Venerdì santo
E qui, va detto, è proprio su questo male banale, assoluto che Gesù ha detto la sua ultima parola, che non è semplicemente di perdono: stiamo attenti, stiamo attenti! Gesù non ha detto semplicemente: “Padre, perdona loro perché hanno fatto del male”. Sarebbe già un grande gesto, ma quello siamo capaci anche noi di farlo. Gesù ha detto qualcosa di più: “Padre, perdona loro perché non sanno né quello che dicono né quello che fanno” (cf. Lc 23,34). Questa è la nostra realtà: non sappiamo né quello che diciamo né quello che facciamo. Certo, questo perdono che il Signore ci dà attraverso la misericordia di Dio non può essere per noi auto-giustificazione, ma un appello a sapere quello che facciamo, a sapere quello che viviamo, a sapere quello che sentiamo. Venerare la croce, adorare il mistero della passione e morte del Signore ci deve far giungere a un’assunzione di responsabilità, a una resistenza al non sapere; in caso contrario, anche la celebrazione della passione è un esercizio estetico, patetico, una rappresentazione teatrale religiosa che ogni anno si rinnova nella settimana santa e nella quale investiamo anche dei sentimenti di dolore e di sofferenza. No, Dio ci dà il perdono, ce lo dà in Gesù Cristo, ma noi dobbiamo percepire che il Cristo che sta davanti a noi come destinatario del male che quotidianamente facciamo è colui che noi incontriamo, è il nostro prossimo, è lui in croce: il malato, l’affamato, il perseguitato, lo straniero, l’uomo bisognoso (cf. Mt 25,31-46), il peccatore, quello che è la piccola vittima del nostro vivere quotidiano senza gli altri e contro gli altri. Occorre sapere, occorre conoscere in questo modo, e saremo preservati da quello che papa Francesco chiama la pretesa gnostica ecclesiastica, una pretesa di conoscere tutto a livello ecclesiastico e di non discernere invece la realtà di Cristo nella vita degli altri.
Una delle cose straordinarie, che un tempo veniva percepita all’interno della chiesa, anche prima del Concilio, è che il venerdì santo per la gente semplice era semplicemente il giorno del perdono.
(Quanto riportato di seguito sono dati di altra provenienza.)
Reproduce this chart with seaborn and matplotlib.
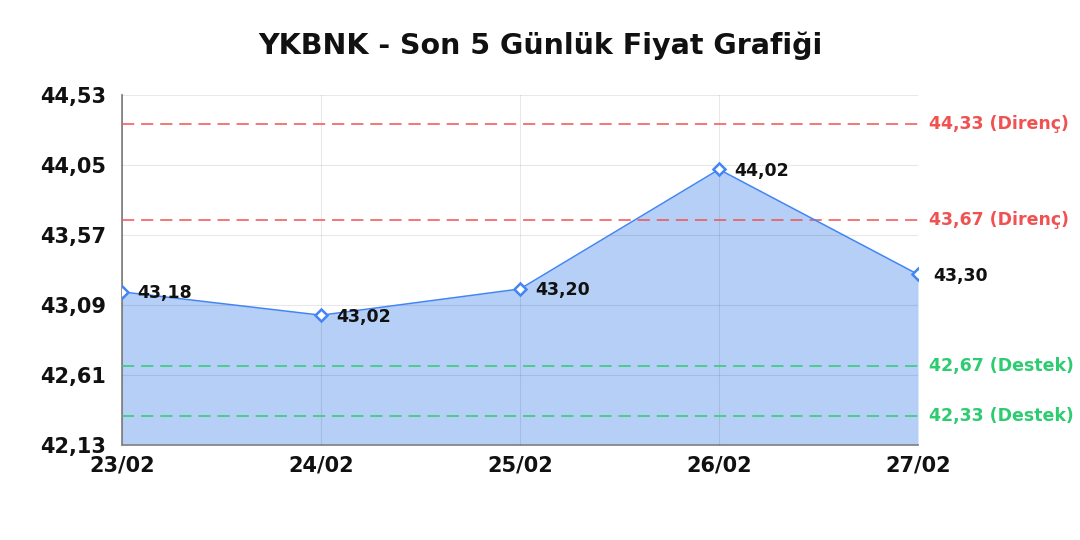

Si chiamava così: il giorno del perdono. Si andava ad adorare la croce per ottenere il perdono: non si diceva altro, eppure era l’essenziale. Più tardi ho scoperto che davvero il venerdì santo è lo Jom Kippur dell’Antico Testamento e dell’ebraismo che prosegue nell’Israele fratello gemello, che sta accanto a noi. Giorno del perdono: chiediamo il perdono, ma assumiamo tutta la nostra responsabilità, perché siamo noi, ciascuno di noi, quelli che non sanno ciò che fanno e non sanno ciò che dicono.